Abschließend beschreibt Iris Borowy die europäische Gesundheitspolitik der League of Nations Health Organisation (LNHO) in China, die ebenfalls wie das Gesundheitsprogram der RF, mit erheblichen Umsetzungsschwierigkeiten konfrontiert wurde. Die Kurzlebigkeit der Republik China unter der Führung der Guomindang sowie der überzogene Ehrgeiz des Projektes, der Umfang des Versuches und die Überspanntheit der Ziele ließen es ruhmlos scheitern (S. 216). Insgesamt, so Borowy, war die Zusammenarbeit der LNHO und der chinesischen Regierung nicht frei von imperialen Zielen, die sich durch die Dominanz – und damit auch Einseitigkeit – der westlichen Organisationsstrukturen und der Allopathie bemerkbar machten (S. 213). Die Kooperationsbereitschaft der chinesischen GMD-Regierung auf der anderen Seite spiegelte den Versuch wider, das Land in internationale Strukturen einzubinden. Das Jahr 1931 leitete allerdings ein Ende beiderseitigen Bemühungen ein, dessen Grundlagen in der Belastung durch Naturkatastrophen, wie die verharrende Überschwemmung des Yangze und weiter Gebiete Chinas sowie den japanischen Angriffen im Norden des Landes lagen. Wäre das Experiment ungehindert durchgeführt werden, hätte es folglich nicht nur die chinesische Gesundheitspolitik verändert, sondern ebenfalls die „Regeln der globalen Gesundheitspolitik“ beeinflusst und das allmähliches Verlassen der kolonialen Einteilung der Welt in „zivilisierte“ und „unzivilisierte“ Regionen eingeleitet (S. 224).

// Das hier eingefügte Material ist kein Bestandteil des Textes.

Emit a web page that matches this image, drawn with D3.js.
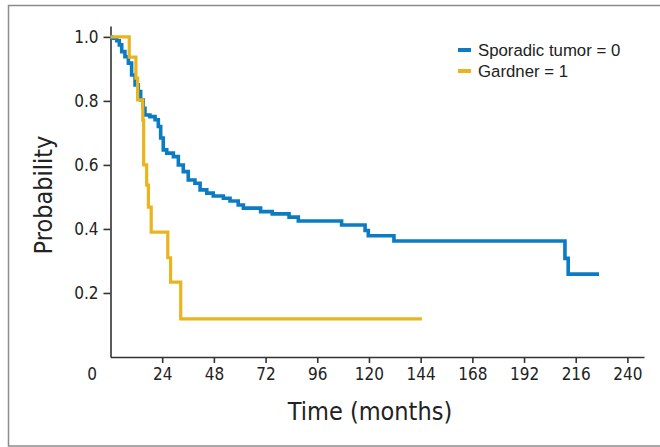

Trotz der ein wenig sprunghaft anmutenden Komposition des Sammelbandes umfassen die Aufsätze doch die wichtigsten Themen des chinesischen medizinischen Modernisierungsweges, wozu man die Professionalisierung und Institutionalisierung sowie ihre Einbettung in den Staatsaufbau zur Zeit der Republik Chinas zählen kann, und leisten einen wichtigen Beitrag zu einem bislang wenig erforschten Gebiet. Wünschenswert wäre es jedoch, die Rolle von Frauen für die Medizin Chinas herauszustellen, wurden als Motiv auf dem Titelbild doch ausgerechnet chinesische Krankenschwestern als Repräsentantinnen der medizinischen Modernisierung ausgewählt.

Anmerkungen:
1 William C. Kirby, The Internationalization of China. Foreign Relations at Home and Abroad in the Republican Era, in: China Quarterly 150, 1997, S. 35-58; Akira Iriye, Global Community. The Role of International Organizations in Making of the Contemporary World Order, New York 2000.
2 Ruth Rogaski, Hygienic Modernity. Meanings of Health and Disease in Treaty-Port China, Berkeley, CA 2004.